La comédie des masques

Emily Fons et Roberto Lorenzi lors des répétitions.
Emily Fons et Roberto Lorenzi lors des répétitions.
D.R.

Emily Fons et Roberto Lorenzi lors des répétitions.

En ouverture de saison, l’opéra de Lille présente du 4 au 17 octobre, l’un des opéras de jeunesse de Gioachino Rossini, La Cenerentola, dans une mise en scène de Jean Bellorini et dirigé par Antonello Almandi à la tête de l’orchestre de Picardie. Un “conte poétique” baigné par l’univers forain où devrait briller la jovialité d’une oeuvre enchantée.
Créé le 28 janvier 1817 au Teatro Valle de Rome, La Cenerentola est le dernier opéra-bouffe composé par Gioachino Rossini pour le public italien. Inspiré du Cendrillon de Charles Perrault, le livret de Jacopo Ferretti gomme les éléments surnaturels du conte, transforme certains personnages – la marâtre est devenue le méchant beau-père, la fée est désormais un philosophe –, mais modifie aussi l’épilogue du récit puisque Cendrillon, au moment de devenir reine, pardonne à son père et à ses deux soeurs de l’avoir traitée de façon si cruelle au fil du temps.

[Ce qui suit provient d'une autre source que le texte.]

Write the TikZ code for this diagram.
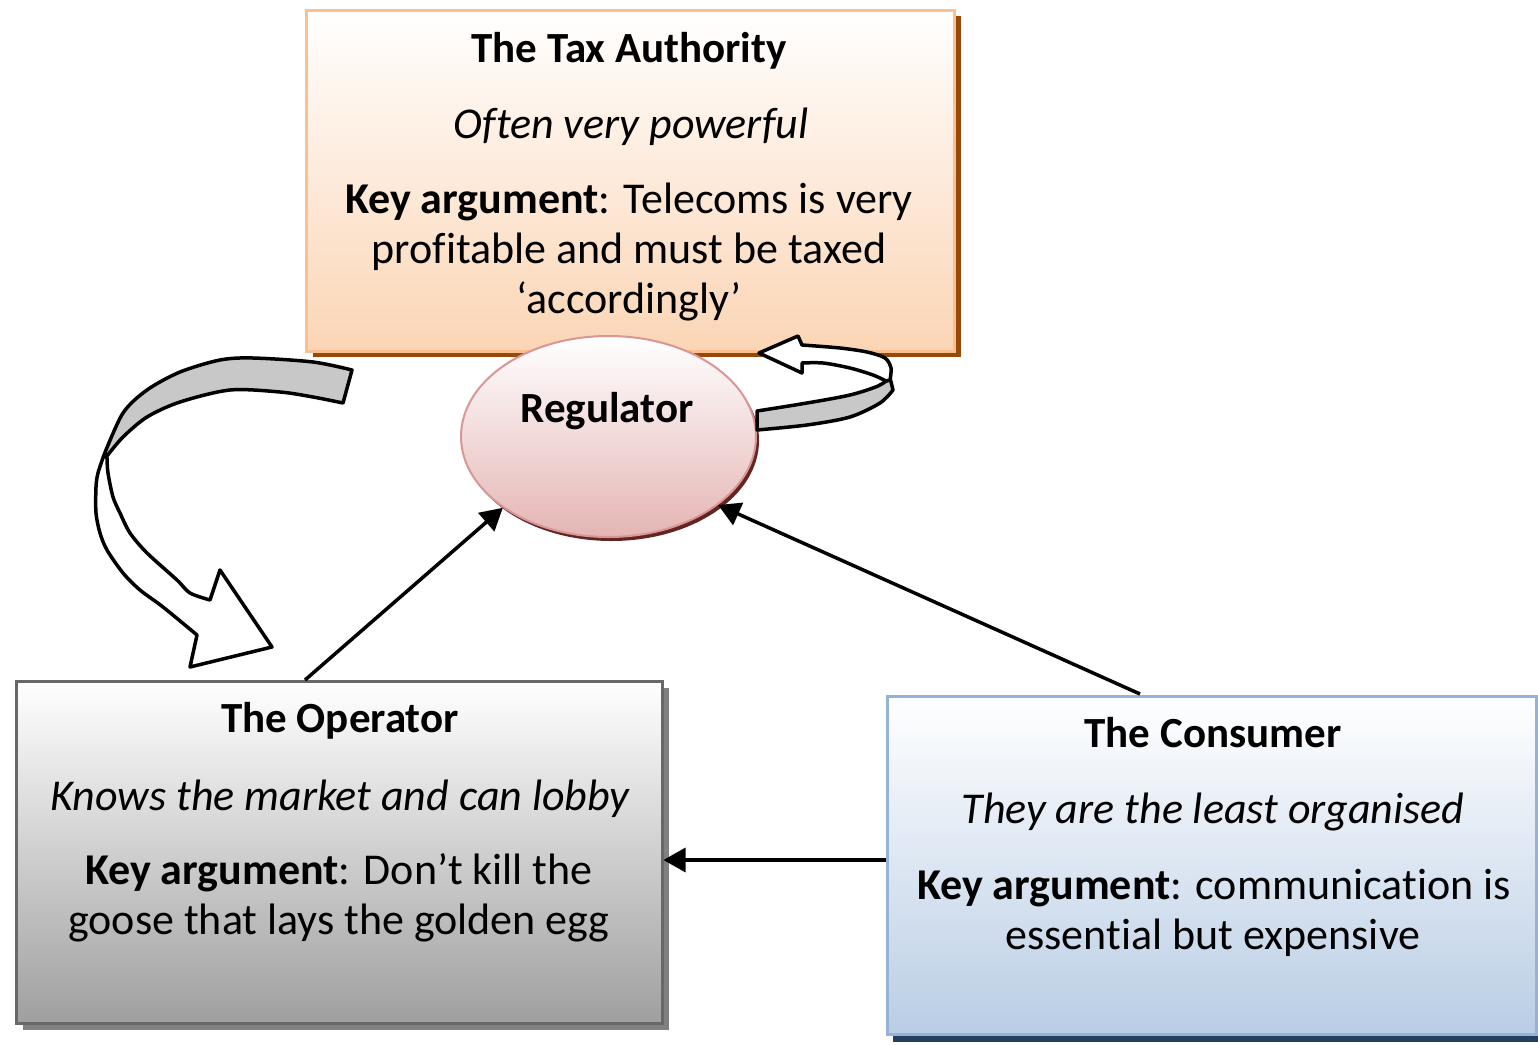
\documentclass[tikz,border=0pt]{standalone}
\usepackage{fontspec}
\setmainfont[Ligatures={NoCommon,NoContextual},Contextuals=NoAlternate]{Carlito}
\usetikzlibrary{shadows,arrows.meta,shapes.geometric}
\definecolor{taxfill}{HTML}{FBD5B5}
\definecolor{taxline}{HTML}{FAC090}
\definecolor{taxshadow}{HTML}{984807}
\definecolor{regfill}{HTML}{E4B5B4}
\definecolor{regline}{HTML}{D99694}
\definecolor{regshadow}{HTML}{632523}
\definecolor{opfill}{HTML}{9F9F9F}
\definecolor{opline}{HTML}{686868}
\definecolor{opshadow}{HTML}{808080}
\definecolor{confill}{HTML}{B9CDE5}
\definecolor{conline}{HTML}{95B3D7}
\definecolor{conshadow}{HTML}{243F60}
\definecolor{bandgray}{HTML}{C8C8C8}
\begin{document}
\begin{tikzpicture}[x=1pt,y=-1pt,
  box/.style={rectangle, line width=3pt, inner sep=0pt},
  txt/.style={anchor=base, inner sep=0pt, font=\fontsize{44}{50}\selectfont},
  ttl/.style={anchor=base, inner sep=0pt, font=\fontsize{43}{50}\selectfont\bfseries},
  itl/.style={anchor=base, inner sep=0pt, font=\fontsize{44}{50}\selectfont\itshape},
  link/.style={line width=3.5pt, -{Triangle[length=22pt,width=24pt]}},
  band/.style={line width=3.5pt, line join=round}
]
\useasboundingbox (0,0) rectangle (1538,1044);

% Tax authority
\node[box, draw=taxline, top color=white, bottom color=taxfill,
  minimum width=648pt, minimum height=341pt,
  drop shadow={shadow xshift=6pt, shadow yshift=-5pt, fill=taxshadow, opacity=1}]
  (tax) at (630.5,181) {};
\node[ttl] (taxT) at (629,62) {The Tax Authority};
\node[itl] (taxS) at (631,138) {Often very powerful};
\node[txt] (taxK1) at (629,213) {\textbf{Key argument}: Telecoms is very};
\node[txt] (taxK2) at (629,263) {profitable and must be taxed};
\node[txt] (taxK3) at (629,313) {‘accordingly’};

% Operator
\node[box, draw=opline, top color=white, bottom color=opfill,
  minimum width=646pt, minimum height=342pt,
  drop shadow={shadow xshift=7pt, shadow yshift=-6pt, fill=opshadow, opacity=1}]
  (op) at (339,852.5) {};
\node[ttl] (opT) at (340,732) {The Operator};
\node[itl] (opS) at (340,810) {Knows the market and can lobby};
\node[txt] (opK1) at (339,884) {\textbf{Key argument}: Don’t kill the};
\node[txt] (opK2) at (339,934) {goose that lays the golden egg};

% Consumer
\node[box, draw=conline, top color=white, bottom color=confill,
  minimum width=649pt, minimum height=338pt,
  drop shadow={shadow xshift=6pt, shadow yshift=-7pt, fill=conshadow, opacity=1}]
  (con) at (1211.5,865.5) {};
\node[ttl] (conT) at (1213,747) {The Consumer};
\node[itl] (conS) at (1213,823) {They are the least organised};
\node[txt] (conK1) at (1214,899) {\textbf{Key argument}: communicat\kern0pt ion is};
\node[txt] (conK2) at (1213,949) {essent\kern0pt ial but expensive};

% Regulator
\node[ellipse, draw=regline, line width=2pt, top color=white, bottom color=regfill,
  minimum width=295pt, minimum height=201pt, inner sep=0pt,
  drop shadow={shadow xshift=3pt, shadow yshift=-4pt, fill=regshadow, opacity=1}]
  (reg) at (608.5,436.5) {};
\node[ttl] (regT) at (607,422) {Regulator};

% straight connectors
\coordinate (opTop) at (305,680);
\draw[link] (opTop) -- (reg.214);
\coordinate (conTop) at (1140,694);
\draw[link] (conTop) -- (reg.328);
\coordinate (conLeft) at (886,860);
\draw[link] (conLeft) -- (conLeft -| op.east);

% left curved block arrow
\draw[band, fill=bandgray]
  plot[smooth] coordinates {(352,370) (313,362) (253,358) (220,360) (180,372) (147,390) (123,413) (104,455)}
  -- plot[smooth] coordinates {(107,456) (123,437) (147,417) (180,402) (230,390) (280,392) (313,397) (343,403)}
  -- cycle;
\draw[band, fill=white]
  plot[smooth] coordinates {(104,455) (98,473) (96,487) (96,513) (100,533) (107,550) (123,573) (140,590) (163,607) (197,635)}
  -- (190,667) -- (272,647) -- (220,570) --
  plot[smooth] coordinates {(210,600) (190,593) (177,580) (147,553) (130,533) (120,513) (113,497) (108,473) (107,458)}
  -- cycle;

% right small curved block arrow
\draw[band, fill=bandgray]
  plot[smooth] coordinates {(757,411) (807,403) (850,395) (878,386) (890,378)}
  -- plot[smooth] coordinates {(893,390) (880,403) (850,417) (807,425) (757,430)}
  -- cycle;
\draw[band, fill=white]
  plot[smooth] coordinates {(890,380) (891,368) (885,358) (867,352) (840,348) (802,345)}
  -- (798,336) -- (759,353) -- (802,373) --
  plot[smooth] coordinates {(802,363) (823,363) (850,368) (873,375) (886,381)}
  -- cycle;
\end{tikzpicture}
\end{document}
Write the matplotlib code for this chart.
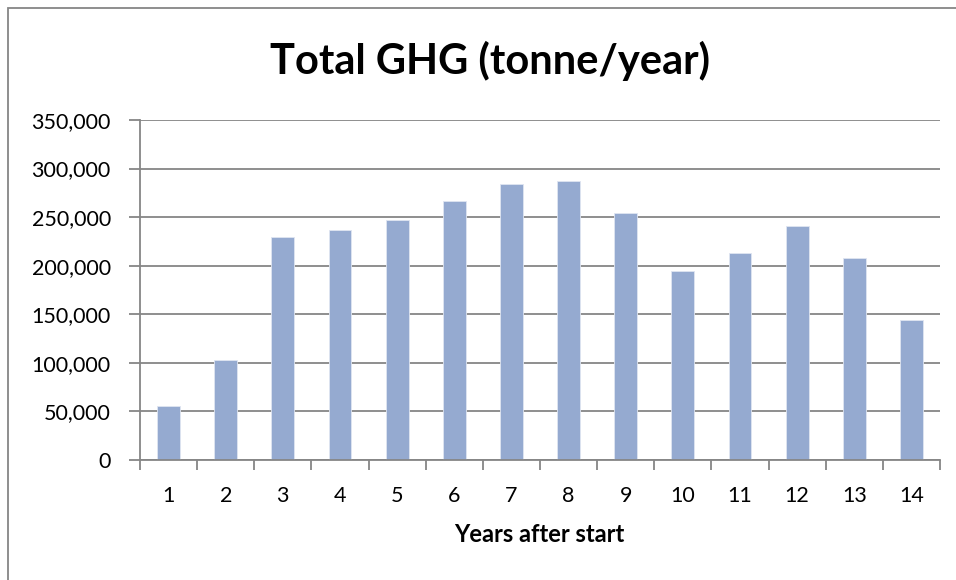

Mais si quelques détails changent, l’enchantement demeure au long du vingtième opéra d’un compositeur de 25 ans où l’amour pur, la noblesse du coeur et la bonté triomphent des apparences, souvent trompeuses. Metteur en scène de théâtre désormais reconnu dans le paysage hexagonal – il a créé une adaptation des Frères Karamazov de Dostoïevski au dernier festival d’Avignon –, Jean Bellorini signe ici sa première “vraie” mise en scène d’opéra où il tente de retrouver le remarquable travail de troupe qu’il déploie sur le plateau de théâtre. Soutenant, avec quelque raison, que “le divertissement est salutaire en notre époque chaotique”, il souhaite créer “une fantaisie où le simple, le pauvre, le dépouillé, s’invitent au bal du rêve et du grandiose, et tutoient les étoiles.” Un univers pop et coloré, onirique et poétique, “au croisement de la magie du conte et du cinéma”, faisant référence ici à la comédie italienne des années 1960 et aux personnages hauts en couleurs des films de Dino Risi. Scénographe de ses spectacles, Jean Bellorini a donc imaginé un univers forain comme décor de l’intrigue, où tournent vélos et hélices, où se déploient passerelles et parapluies, en un mélange de nostalgie et de nécessité vitale du chant. Dans cette nouvelle production, la fraîcheur intemporelle de la partition est placée sous la baguette du maestro italien Antonello Allemandi– qui retrouve les musiciens de l’Orchestre de Picardie avec lesquels il a triomphé dans L’Élixir d’amour et Le Barbier de Séville– entouré d’une équipe de chanteurs relativement jeune avec, en particulier, la mezzo-soprano américaine Emily Fons qui interprètera le rôle-titre et le ténor américain Taylor Stayton dans celui du prince.